Tuesday, April 1, 2014

Vorlesungen über Gonadektomie


We earlier recalled the tragic memories of der kleine Hans.  Now here, a mini-distaff version, recalling a summer visit by Dr. Sigmund Freud, to the Jones family, vacationing in Grinzing :

He surprised my little girl, aged five, by taking hold of her nose between two fingers;  but, ignoring this castrating symbolism, she won his heart  by immediately offering him her doll.
-- Ernest Jones, Freud: The Last Phase (1957), p. 196

And this (vaguely, stirring) brings something back, from my own fifth year, staying with my grandmother in Garden City.  
Some avuncular wag, probably of the good-hearted sort whose repertoire of native wit is not large, but who is delighted at the opportunity to épater les gosses, 
did likewise (as I sat on the front-porch swing, not a care in the world, really)
snip at my button-nose, with his two first fingers:  yet then (here comes the good part), between these same two larcenous fingers,
display a wiggling nubbin (which later scientific investigation revealed to be merely the first joint of his own thumb),  proclaiming:
“Got your nose!

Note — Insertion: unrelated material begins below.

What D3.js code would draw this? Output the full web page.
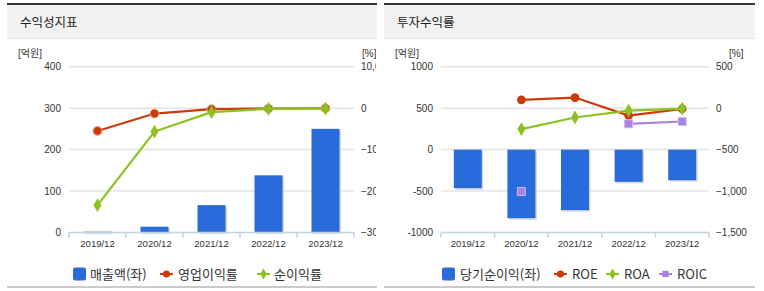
<!DOCTYPE html>
<html lang="ko">
  <head>
    <meta charset="UTF-8" />
    <script src="https://d3js.org/d3.v7.min.js"></script>
    <style>
      body { margin: 0; background: #fff; }
      text { font-family: "Noto Sans CJK KR", "Noto Sans", sans-serif; fill: #333; }
      .tick-label { font-family: "Liberation Sans", "Noto Sans CJK KR", sans-serif; font-size: 10px; }
      .x-label { font-family: "Liberation Sans", "Noto Sans CJK KR", sans-serif; font-size: 9.5px; }
      .unit-label { font-family: "Liberation Sans", "Noto Sans CJK KR", sans-serif; font-size: 10px; }
      .legend-text { font-size: 13px; }
      .title { font-size: 12.5px; fill: #222; }
    </style>
    <title>수익성지표 / 투자수익률</title>
  </head>
  <body>
    <svg id="chart" width="764" height="291"></svg>
    <script>
      // data
      const years = ["2019/12", "2020/12", "2021/12", "2022/12", "2023/12"];

      // 수익성지표
      const sales = [2, 14, 66, 138, 250];
      const opMargin = [-5500, -1300, -240, -100, -20];
      const netMargin = [-23400, -5650, -970, -170, -100];
      const salesTicks = [0, 100, 200, 300, 400];
      const marginTicks = [-30000, -20000, -10000, 0, 10000];

      // 투자수익률
      const netIncome = [-465, -827, -730, -389, -369];
      const roe = [null, 100, 128, -89, -8];
      const roa = [null, -253, -113, -29, -5];
      const roic = [null, -1005, null, -189, -161];
      const incomeTicks = [-1000, -500, 0, 500, 1000];
      const rateTicks = [-1500, -1000, -500, 0, 500];

      const BLUE = "#2a6bdc";
      const RED = "#cc3a0a";
      const GREEN = "#8cc220";
      const PURPLE = "#a883e0";

      const svg = d3.select("#chart");
      const comma = d3.format(",");

      function drawPanel(cfg) {
        const g = svg.append("g");
        const x0 = cfg.left, x1 = cfg.right;

        // frame
        g.append("rect").attr("x", x0).attr("y", 3).attr("width", x1 - x0).attr("height", 2).attr("fill", "#333");
        g.append("rect").attr("x", x0).attr("y", 5).attr("width", x1 - x0).attr("height", 33).attr("fill", "#f2f2f2");
        g.append("rect").attr("x", x0).attr("y", 38).attr("width", x1 - x0).attr("height", 1).attr("fill", "#e2e2e2");
        g.append("rect").attr("x", x0).attr("y", 286).attr("width", x1 - x0).attr("height", 2).attr("fill", "#cacaca");
        g.append("text").attr("class", "title").attr("x", x0 + 13).attr("y", 27).text(cfg.title);

        const clipId = "clip" + cfg.id;
        svg.append("clipPath").attr("id", clipId)
          .append("rect").attr("x", x0).attr("y", 0).attr("width", x1 - x0 - 1).attr("height", 291);
        const plot = g.append("g").attr("clip-path", `url(#${clipId})`);

        const x = d3.scaleBand().domain(years).range([cfg.plotL, cfg.plotR]);
        const yL = d3.scaleLinear().domain(d3.extent(cfg.leftTicks)).range([232.5, 66.7]);
        const yR = d3.scaleLinear().domain(d3.extent(cfg.rightTicks)).range([232.5, 66.7]);

        // gridlines
        plot.selectAll("line.grid").data(cfg.leftTicks.filter(t => t !== cfg.leftTicks[0])).join("line")
          .attr("x1", cfg.plotL).attr("x2", cfg.plotR)
          .attr("y1", d => yL(d)).attr("y2", d => yL(d))
          .attr("stroke", "#e4e4e4").attr("stroke-width", 1.5);

        // left axis labels
        plot.selectAll("text.yl").data(cfg.leftTicks).join("text")
          .attr("class", "tick-label").attr("text-anchor", "end")
          .attr("x", cfg.plotL - 8).attr("y", d => yL(d)).attr("dy", "0.35em").text(d => d);
        plot.append("text").attr("class", "unit-label").attr("x", cfg.unitL).attr("y", 57).text("[억원]");

        // right axis labels
        plot.selectAll("text.yr").data(cfg.rightTicks).join("text")
          .attr("class", "tick-label")
          .attr("x", cfg.plotR + 7).attr("y", d => yR(d)).attr("dy", "0.35em").text(d => comma(d));
        plot.append("text").attr("class", "unit-label").attr("x", cfg.unitR).attr("y", 57).text("[%]");

        // bars with faint shadow
        const bw = 28;
        const barTop = d => Math.min(yL(d), yL(0));
        const barH = d => Math.max(Math.abs(yL(d) - yL(0)), 1);
        plot.selectAll("rect.shadow").data(cfg.bars).join("rect")
          .attr("x", (d, i) => x(years[i]) + x.bandwidth() / 2 - bw / 2 + 1.5)
          .attr("y", d => barTop(d) + 1.5)
          .attr("width", bw).attr("height", barH)
          .attr("fill", "#d8d8d8");
        plot.selectAll("rect.bar").data(cfg.bars).join("rect")
          .attr("x", (d, i) => x(years[i]) + x.bandwidth() / 2 - bw / 2)
          .attr("y", barTop)
          .attr("width", bw).attr("height", barH)
          .attr("fill", BLUE);

        // x axis
        const axisY = yL(cfg.leftTicks[0]);
        plot.append("line").attr("x1", cfg.plotL).attr("x2", cfg.plotR)
          .attr("y1", axisY).attr("y2", axisY).attr("stroke", "#c5d2e0").attr("stroke-width", 1.5);
        const edges = years.map(y => x(y)).concat([cfg.plotR]);
        plot.selectAll("line.xtick").data(edges).join("line")
          .attr("x1", d => d).attr("x2", d => d)
          .attr("y1", axisY).attr("y2", axisY + 5)
          .attr("stroke", "#c5d2e0").attr("stroke-width", 1.5);
        plot.selectAll("text.xl").data(years).join("text")
          .attr("class", "x-label").attr("text-anchor", "middle")
          .attr("x", d => x(d) + x.bandwidth() / 2).attr("y", 247).text(d => d);

        // lines
        const cx = i => x(years[i]) + x.bandwidth() / 2;
        cfg.lines.forEach(s => {
          const line = d3.line().defined(d => d != null).x((d, i) => cx(i)).y(d => yR(d));
          plot.append("path").datum(s.values).attr("d", line)
            .attr("fill", "none").attr("stroke", s.color).attr("stroke-width", 2.2);
          const pts = s.values.map((v, i) => ({ v, i })).filter(p => p.v != null);
          plot.selectAll(null).data(pts).join("path")
            .attr("transform", p => `translate(${cx(p.i)},${yR(p.v)})`)
            .attr("d", d3.symbol().type(s.symbol).size(s.size))
            .attr("fill", s.fill || s.color).attr("stroke", s.stroke || "none").attr("stroke-width", 1);
        });

        // legend
        const lg = g.append("g").attr("transform", `translate(0,274)`);
        cfg.legend.forEach(item => {
          if (item.type === "bar") {
            lg.append("rect").attr("x", item.x).attr("y", -6.5).attr("width", 13).attr("height", 13)
              .attr("rx", 2).attr("fill", BLUE);
          } else {
            lg.append("line").attr("x1", item.x).attr("x2", item.x + 13).attr("y1", 0).attr("y2", 0)
              .attr("stroke", item.color).attr("stroke-width", 2);
            lg.append("path").attr("transform", `translate(${item.x + 6.5},0)`)
              .attr("d", d3.symbol().type(item.symbol).size(item.size)).attr("fill", item.color);
          }
          lg.append("text").attr("class", "legend-text").attr("x", item.tx).attr("y", 5).text(item.label);
        });
      }

      drawPanel({
        id: 1, title: "수익성지표", left: 7, right: 377,
        plotL: 69, plotR: 354, unitL: 18, unitR: 362,
        leftTicks: salesTicks, rightTicks: marginTicks,
        bars: sales,
        lines: [
          { values: opMargin, color: RED, symbol: d3.symbolCircle, size: 60, stroke: "#e0a080" },
          { values: netMargin, color: GREEN, symbol: d3.symbolDiamond, size: 55 }
        ],
        legend: [
          { type: "bar", x: 73, tx: 90, label: "매출액(좌)" },
          { type: "line", x: 160, tx: 178, label: "영업이익률", color: RED, symbol: d3.symbolCircle, size: 40 },
          { type: "line", x: 257, tx: 274, label: "순이익률", color: GREEN, symbol: d3.symbolDiamond, size: 36 }
        ]
      });

      drawPanel({
        id: 2, title: "투자수익률", left: 384, right: 755,
        plotL: 441, plotR: 709, unitL: 395, unitR: 729,
        leftTicks: incomeTicks, rightTicks: rateTicks,
        bars: netIncome,
        lines: [
          { values: roe, color: RED, symbol: d3.symbolCircle, size: 60 },
          { values: roa, color: GREEN, symbol: d3.symbolDiamond, size: 55 },
          { values: roic, color: PURPLE, symbol: d3.symbolSquare, size: 64, stroke: "#cdb8f0" }
        ],
        legend: [
          { type: "bar", x: 442, tx: 460, label: "당기순이익(좌)" },
          { type: "line", x: 554, tx: 572, label: "ROE", color: RED, symbol: d3.symbolCircle, size: 40 },
          { type: "line", x: 606, tx: 624, label: "ROA", color: GREEN, symbol: d3.symbolDiamond, size: 36 },
          { type: "line", x: 659, tx: 677, label: "ROIC", color: PURPLE, symbol: d3.symbolSquare, size: 40 }
        ]
      });
    </script>
  </body>
</html>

Got your nose!”

(In defense of the Viennese doctor, we must concede, that the resultant demi-protruding member  was not a little glans-like, at least for those of us who rejoice in our membership in the brit milah.)

Rare was the child who did not check, with a hand, to make sure that the member was still there.  Non-existent was the child, who did not then heartily laugh, and ask to see the trick again.

(Contrary to what you might expect from the alleged supremacy of the unmanning-complex, these events were not accompanied by any anxiety that I can recall.)